Zwłaszcza tych szukających dojrzałych emocji. Oceny na portalach
czytelniczych są imponujące. Wszystkie cztery, do tej pory wydane,
tytuły dotykają szeroko pojętej tematyki kobiecej. Różne
odcienie życia i miłości.
Najnowsza
powieść Katarzyny Misiołek Ironia
losu polemizuje
z pojęciem zdrady, a właściwie jej akceptacji. Gdy z związku
dzieje się źle, pojawiają się używki, przemoc czy nawet
obojętność, dajemy nieme przyzwolenie na zdradę. W życiu i w
literaturze. Autorka idzie o krok dalej, bohaterka jej powieści nie
czuje się nieszczęśliwa, co więcej kocha męża, a jednak wdała
się w romans. W pewnym momencie przerodziło się to w związek z
roszczeniami i uczuciami. Emocjonalną szarpaninę, w której wszyscy
uczestnicy cierpią. Czy może w takim wypadku mówić o wyrzutach
sumienia? Czy można kochać dwóch mężczyzn? Romans zawsze ma
słodko-gorzki smak, a jednak jest nieodłącznym elementem życia…
Nie
każdego rzecz jasna. Faktem jednak jest, że każdy, absolutnie
każdy z nas może niewinny flirt, przyjacielskie gesty czy ludzkie
zainteresowania przerodzić w romans. Pytanie tylko, czy to
zauważymy, czy dopuścimy taką możliwość. Później jest już
tylko równia pochyła. Marzena straciła kontrolę, dopuściła do
siebie emocje, których do tej pory nie doświadczyła. Nie były
lepsze, były inne.
Odważną
decyzją ze strony autorki była kreacja głównej bohaterki. Marzena
potrafi wkurzyć. I dobrze! Bohaterka przekracza granicę i choć wie
po jak grząskim gruncie stąpa, robi kolejny krok. W tym czasie
poznajemy jej życie, rodzinę, przyjaciół. Wiemy, że na tym
gruncie jest wygrana. Teoretycznie ma wszystko, o czym marzyła.
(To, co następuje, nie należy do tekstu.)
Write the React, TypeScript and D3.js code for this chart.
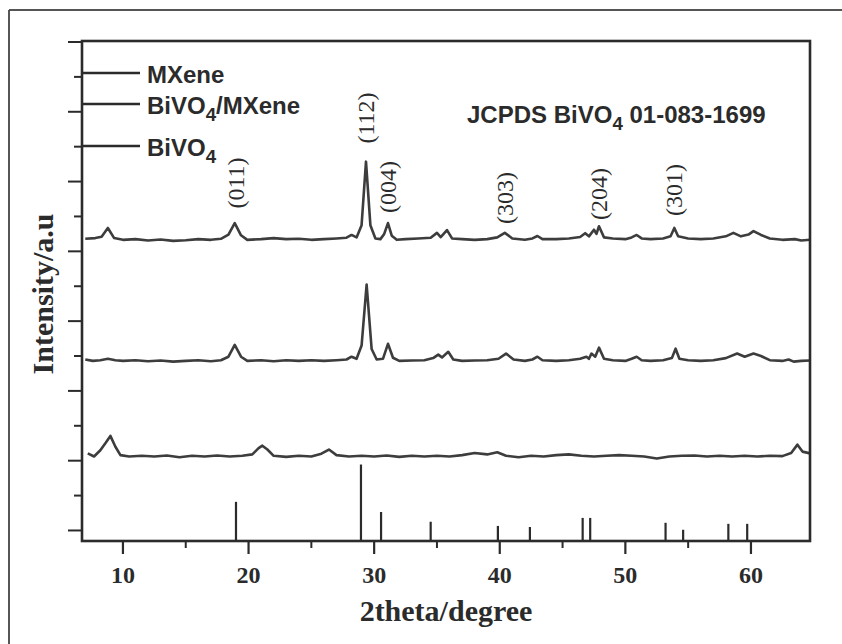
import React from "react";
import * as d3 from "d3";

// ---- data ----
const xTicksMajor = [10, 20, 30, 40, 50, 60];
const xTicksMinor = [15, 25, 35, 45, 55];
const yTickValues = [0, 1, 2, 3, 4, 5, 6, 7, 8, 9, 10, 11, 12, 13, 14];

const legendLabels = ["MXene", "BiVO4/MXene", "BiVO4"];

const bivo4Trace: [number, number][] = [
  [7.0, 8.36], [7.8, 8.38], [8.3, 8.42], [8.8, 8.67], [9.3, 8.38], [10.0, 8.33], [11, 8.35], [12, 8.31],
  [13, 8.34], [14, 8.30], [15, 8.32], [16, 8.35], [17, 8.33], [17.8, 8.36], [18.4, 8.48], [18.9, 8.81],
  [19.4, 8.46], [19.9, 8.33], [21, 8.35], [22, 8.38], [23, 8.35], [24, 8.36], [25, 8.33], [26, 8.35],
  [27, 8.37], [27.8, 8.39], [28.2, 8.47], [28.6, 8.40], [29.0, 8.75], [29.35, 10.57], [29.7, 8.75],
  [30.1, 8.37], [30.5, 8.35], [30.8, 8.50], [31.1, 8.81], [31.4, 8.45], [31.8, 8.33], [32.5, 8.35],
  [33.5, 8.37], [34.5, 8.39], [35.0, 8.53], [35.3, 8.41], [35.8, 8.61], [36.2, 8.37], [37, 8.35],
  [38, 8.33], [39, 8.35], [39.8, 8.40], [40.4, 8.53], [41.0, 8.37], [42, 8.33], [42.6, 8.37],
  [43.0, 8.44], [43.4, 8.35], [44.5, 8.35], [45.5, 8.37], [46.4, 8.41], [46.8, 8.52], [47.1, 8.43],
  [47.5, 8.62], [47.7, 8.50], [47.9, 8.72], [48.3, 8.40], [49, 8.37], [50, 8.35], [50.5, 8.40],
  [50.9, 8.47], [51.3, 8.37], [52, 8.35], [53, 8.37], [53.6, 8.43], [53.9, 8.67], [54.2, 8.43],
  [55, 8.37], [56, 8.35], [57, 8.37], [58, 8.43], [58.6, 8.53], [59.2, 8.43], [59.8, 8.48],
  [60.2, 8.58], [60.8, 8.47], [61.5, 8.37], [62.5, 8.33], [63.5, 8.35], [64, 8.31], [64.7, 8.33],
];

const compositeTrace: [number, number][] = [
  [7.0, 4.90], [7.6, 4.86], [8.2, 4.88], [8.8, 4.92], [9.4, 4.88], [10, 4.86], [11, 4.88], [12, 4.85],
  [13, 4.87], [14, 4.84], [15, 4.86], [16, 4.88], [17, 4.85], [17.8, 4.88], [18.4, 4.98], [18.9, 5.32],
  [19.4, 4.98], [19.9, 4.86], [21, 4.88], [22, 4.85], [23, 4.88], [24, 4.86], [25, 4.88], [26, 4.86],
  [27, 4.88], [27.8, 4.90], [28.2, 4.98], [28.6, 4.92], [29.0, 5.3], [29.4, 7.05], [29.8, 5.2],
  [30.2, 4.90], [30.7, 4.92], [31.1, 5.35], [31.5, 4.95], [32, 4.86], [33, 4.87], [34, 4.88],
  [34.7, 4.94], [35.1, 5.04], [35.4, 4.96], [35.9, 5.12], [36.3, 4.90], [37, 4.86], [38, 4.87],
  [39, 4.88], [39.9, 4.92], [40.5, 5.07], [41.1, 4.90], [42, 4.86], [42.6, 4.90], [43.0, 4.98],
  [43.4, 4.88], [44.5, 4.86], [45.5, 4.88], [46.4, 4.92], [46.9, 4.98], [47.1, 4.92], [47.3, 5.07],
  [47.6, 4.98], [47.9, 5.24], [48.3, 4.92], [49, 4.88], [50, 4.86], [50.5, 4.92], [50.9, 4.98],
  [51.3, 4.88], [52, 4.86], [53, 4.88], [53.7, 4.94], [54.0, 5.21], [54.3, 4.92], [55, 4.88],
  [56, 4.86], [57, 4.88], [58, 4.94], [58.9, 5.07], [59.5, 4.98], [60.2, 5.07], [60.8, 5.00],
  [61.5, 4.88], [62.5, 4.86], [63, 4.90], [63.4, 4.84], [64, 4.86], [64.7, 4.87],
];

const mxeneTrace: [number, number][] = [
  [7.2, 2.21], [7.7, 2.12], [8.2, 2.30], [8.6, 2.50], [9.0, 2.71], [9.4, 2.40], [9.8, 2.16], [10.5, 2.12],
  [11.5, 2.14], [12.5, 2.12], [13.5, 2.15], [14.5, 2.10], [15.5, 2.14], [16.5, 2.12], [17.5, 2.15],
  [18.5, 2.12], [19.5, 2.14], [20.3, 2.18], [20.8, 2.36], [21.1, 2.43], [21.5, 2.32], [22.0, 2.14],
  [23, 2.11], [24, 2.14], [25, 2.12], [25.8, 2.20], [26.4, 2.32], [27.0, 2.16], [28, 2.12], [29, 2.14],
  [30, 2.12], [31, 2.15], [32, 2.11], [33, 2.14], [34, 2.12], [35, 2.14], [36, 2.12], [37, 2.16],
  [38, 2.22], [39, 2.18], [39.8, 2.24], [40.5, 2.14], [41.5, 2.10], [42.5, 2.14], [43.5, 2.12],
  [44.5, 2.16], [45.5, 2.18], [46.5, 2.14], [47.5, 2.12], [48.5, 2.14], [49.5, 2.16], [50.5, 2.14],
  [51.5, 2.12], [52.5, 2.06], [53.5, 2.12], [54.5, 2.14], [55.5, 2.15], [56.5, 2.12], [57.5, 2.14],
  [58.5, 2.12], [59.5, 2.14], [60.5, 2.12], [61.5, 2.14], [62.5, 2.13], [63.2, 2.22], [63.7, 2.46],
  [64.1, 2.26], [64.7, 2.21],
];

const jcpdsPositions = [19.0, 28.95, 30.55, 34.5, 39.85, 42.4, 46.6, 47.2, 53.2, 54.6, 58.2, 59.7];
const jcpdsIntensities = [0.82, 1.89, 0.53, 0.25, 0.13, 0.10, 0.36, 0.36, 0.22, 0.02, 0.19, 0.19];

const peakLabels = ["(011)", "(112)", "(004)", "(303)", "(204)", "(301)"];
const peakLabelPositions = [19.0, 29.35, 31.1, 40.4, 47.9, 53.9];

// ---- layout ----
const W = 842;
const H = 644;
const left = 82;
const right = 810;
const top = 41;
const bottom = 541;

const ink = "#2b2b2b";
const traceColor = "#3d3d3d";
const serif = "'Liberation Serif', 'Times New Roman', serif";
const sans = "'Liberation Sans', Arial, sans-serif";

function withSubscript(s: string) {
  // "4" after "VO" is drawn as a subscript
  const parts = s.split("VO4");
  const out: React.ReactNode[] = [];
  parts.forEach((p, i) => {
    if (p.length > 0) out.push(<tspan key={"p" + i} dy={i > 0 ? -7 : 0}>{p}</tspan>);
    if (i < parts.length - 1) {
      out.push(<tspan key={"v" + i} dy={i > 0 && p.length === 0 ? -7 : 0}>VO</tspan>);
      out.push(
        <tspan key={"s" + i} fontSize="0.78em" dy={7}>
          4
        </tspan>
      );
    }
  });
  return out;
}

export default function App() {
  const x = d3.scaleLinear().domain([6.74, 64.7]).range([left, right]);
  const y = d3.scaleLinear().domain([-0.15, 14.0]).range([bottom - 5.3, top + 1]);
  const line = d3
    .line<[number, number]>()
    .x((d) => x(d[0]))
    .y((d) => y(d[1]))
    .curve(d3.curveLinear);

  const traces = [bivo4Trace, compositeTrace, mxeneTrace];
  const legendY = [73, 104, 146];
  const labelYCenter = [183, 118, 187, 198, 194, 190];

  return (
    <svg width={W} height={H} style={{ position: "absolute", left: 0, top: 0, background: "#fff" }}>
      <rect x={0} y={0} width={W} height={H} fill="#fff" />
      {/* outer frame (cropped) */}
      <line x1={9} y1={10} x2={W} y2={10} stroke="#555" strokeWidth={1.8} />
      <line x1={9} y1={10} x2={9} y2={H} stroke="#444" strokeWidth={1.8} />

      {/* traces */}
      {traces.map((t, i) => (
        <path key={i} d={line(t) || ""} fill="none" stroke={traceColor} strokeWidth={2.6} strokeLinejoin="round" />
      ))}

      {/* JCPDS sticks */}
      {jcpdsPositions.map((p, i) => (
        <line
          key={i}
          x1={x(p)}
          x2={x(p)}
          y1={bottom}
          y2={y(jcpdsIntensities[i])}
          stroke={ink}
          strokeWidth={2.2}
        />
      ))}

      {/* frame */}
      <rect x={left} y={top} width={right - left} height={bottom - top} fill="none" stroke={ink} strokeWidth={2.6} />

      {/* y ticks */}
      {yTickValues.map((v, i) => (
        <line
          key={v}
          x1={left}
          x2={left - (i % 2 === 0 ? 14 : 8)}
          y1={y(v)}
          y2={y(v)}
          stroke={ink}
          strokeWidth={2}
        />
      ))}

      {/* x ticks */}
      {xTicksMajor.map((v) => (
        <g key={v}>
          <line x1={x(v)} x2={x(v)} y1={bottom} y2={bottom + 13} stroke={ink} strokeWidth={2.2} />
          <text
            x={x(v)}
            y={583}
            textAnchor="middle"
            fontFamily={serif}
            fontWeight="bold"
            fontSize={24}
            fill={ink}
          >
            {v}
          </text>
        </g>
      ))}
      {xTicksMinor.map((v) => (
        <line key={v} x1={x(v)} x2={x(v)} y1={bottom} y2={bottom + 7} stroke={ink} strokeWidth={2} />
      ))}

      {/* axis titles */}
      <text x={446} y={621} textAnchor="middle" fontFamily={serif} fontWeight="bold" fontSize={30} fill={ink}>
        2theta/degree
      </text>
      <text
        transform={`translate(42,294) rotate(-90)`}
        textAnchor="middle"
        dominantBaseline="central"
        fontFamily={serif}
        fontWeight="bold"
        fontSize={30}
        fill={ink}
      >
        Intensity/a.u
      </text>

      {/* legend */}
      {legendLabels.map((lab, i) => (
        <g key={lab}>
          <line x1={left} x2={140} y1={legendY[i]} y2={legendY[i]} stroke={ink} strokeWidth={2.4} />
          <text x={147} y={legendY[i] + 10} fontFamily={sans} fontWeight="bold" fontSize={24} fill={ink}>
            {withSubscript(lab)}
          </text>
        </g>
      ))}

      {/* JCPDS label */}
      <text x={467} y={123} fontFamily={sans} fontWeight="bold" fontSize={24} fill={ink}>
        {withSubscript("JCPDS BiVO4 01-083-1699")}
      </text>

      {/* peak labels */}
      {peakLabels.map((lab, i) => (
        <text
          key={lab}
          transform={`translate(${x(peakLabelPositions[i])},${labelYCenter[i]}) rotate(-90)`}
          textAnchor="middle"
          dominantBaseline="central"
          fontFamily={serif}
          fontSize={24}
          fill={ink}
        >
          {lab}
        </text>
      ))}
    </svg>
  );
}
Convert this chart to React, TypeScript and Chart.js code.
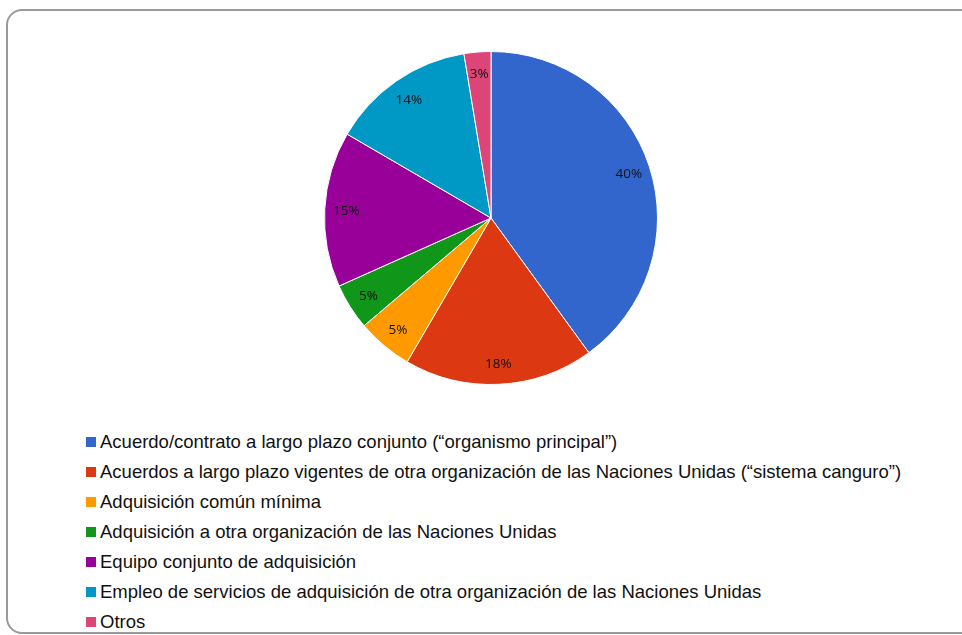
import React, { useEffect, useRef } from "react";
import { Chart, registerables } from "chart.js";

Chart.register(...registerables);

const categories: string[] = [
  "Acuerdo/contrato a largo plazo conjunto (“organismo principal”)",
  "Acuerdos a largo plazo vigentes de otra organización de las Naciones Unidas (“sistema canguro”)",
  "Adquisición común mínima",
  "Adquisición a otra organización de las Naciones Unidas",
  "Equipo conjunto de adquisición",
  "Empleo de servicios de adquisición de otra organización de las Naciones Unidas",
  "Otros",
];

const values: number[] = [40, 18.4, 5.4, 4.5, 15.1, 14.0, 2.6];

const colors: string[] = ["#3366CC", "#DC3912", "#FF9900", "#109618", "#990099", "#0099C6", "#DD4477"];

const labelPlugin = {
  id: "sliceLabels",
  afterDatasetsDraw(chart: any) {
    const ctx = chart.ctx;
    const meta = chart.getDatasetMeta(0);
    const data = chart.data.datasets[0].data as number[];
    ctx.save();
    ctx.font = "13.5px 'Open Sans', sans-serif";
    ctx.fillStyle = "#111111";
    ctx.textAlign = "center";
    ctx.textBaseline = "middle";
    meta.data.forEach((arc: any, i: number) => {
      const p = arc.getProps(["x", "y", "startAngle", "endAngle", "outerRadius"], true);
      const mid = (p.startAngle + p.endAngle) / 2;
      const r = p.outerRadius * 0.87;
      ctx.fillText(Math.round(data[i]) + "%", p.x + Math.cos(mid) * r, p.y + Math.sin(mid) * r + 1);
    });
    ctx.restore();
  },
};

export default function App() {
  const ref = useRef<HTMLCanvasElement | null>(null);

  useEffect(() => {
    if (!ref.current) return;
    const chart = new Chart(ref.current, {
      type: "pie",
      data: {
        labels: categories,
        datasets: [
          {
            data: values,
            backgroundColor: colors,
            borderColor: "#ffffff",
            borderWidth: 1,
          },
        ],
      },
      options: {
        animation: false,
        responsive: false,
        maintainAspectRatio: false,
        layout: { padding: 0 },
        plugins: {
          legend: { display: false },
          tooltip: { enabled: false },
        },
      },
      plugins: [labelPlugin],
    });
    return () => chart.destroy();
  }, []);

  return (
    <div
      style={{
        position: "fixed",
        left: 0,
        top: 0,
        width: 962,
        height: 635,
        overflow: "hidden",
        background: "#ffffff",
      }}
    >
      <div
        style={{
          position: "absolute",
          left: 6,
          top: 9,
          width: 1000,
          height: 625,
          border: "2px solid #9a9a9a",
          borderRadius: 16,
          boxSizing: "border-box",
        }}
      />
      <canvas
        ref={ref}
        width={334}
        height={334}
        style={{ position: "absolute", left: 324, top: 51, width: 334, height: 334 }}
      />
      <div
        style={{
          position: "absolute",
          left: 86,
          top: 427,
          fontFamily: "'Liberation Sans', Arial, sans-serif",
          fontSize: 18.5,
          color: "#111111",
        }}
      >
        {categories.map((c, i) => (
          <div key={i} style={{ display: "flex", alignItems: "center", height: 30, whiteSpace: "nowrap" }}>
            <span style={{ display: "inline-block", width: 10, height: 10, background: colors[i], marginRight: 4, flexShrink: 0 }} />
            <span>{c}</span>
          </div>
        ))}
      </div>
    </div>
  );
}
Czytając ma się ochotę potrząsnąć bohaterką i krzyknąć
\”Otrząśnij się i doceń to, co masz\”. Tylko czy zawsze
może przyporządkować wydarzenia z życia na pole czarne lub białe?
Postać Marzeny jest po trosze przestrogą. Tylko czy logika ma
wystarczającą siłę, by kierować wyborami? Autorka nie daje
gotowych rozwiązań, ale zdecydowanie wywołuje burzę w umyśle
czytelnika.
Ta powieść jest jak dobrej jakości gorzka czekolada. Jej smak łączy się z wartościami i głębią przemyśleń. Zdrada? Nie ma jednego scenariusza, ale zawsze ma gorzki posmak, choćby nie wiem jak wielkim uczuciem darzyli się kochankowie. Czy da się przewidzieć konsekwencje? Z pewnością nie. Ironia losu ukazuje blaski i cienie zdrady i pozostawia czytelnika w zamyśleniu. Przeczytajcie.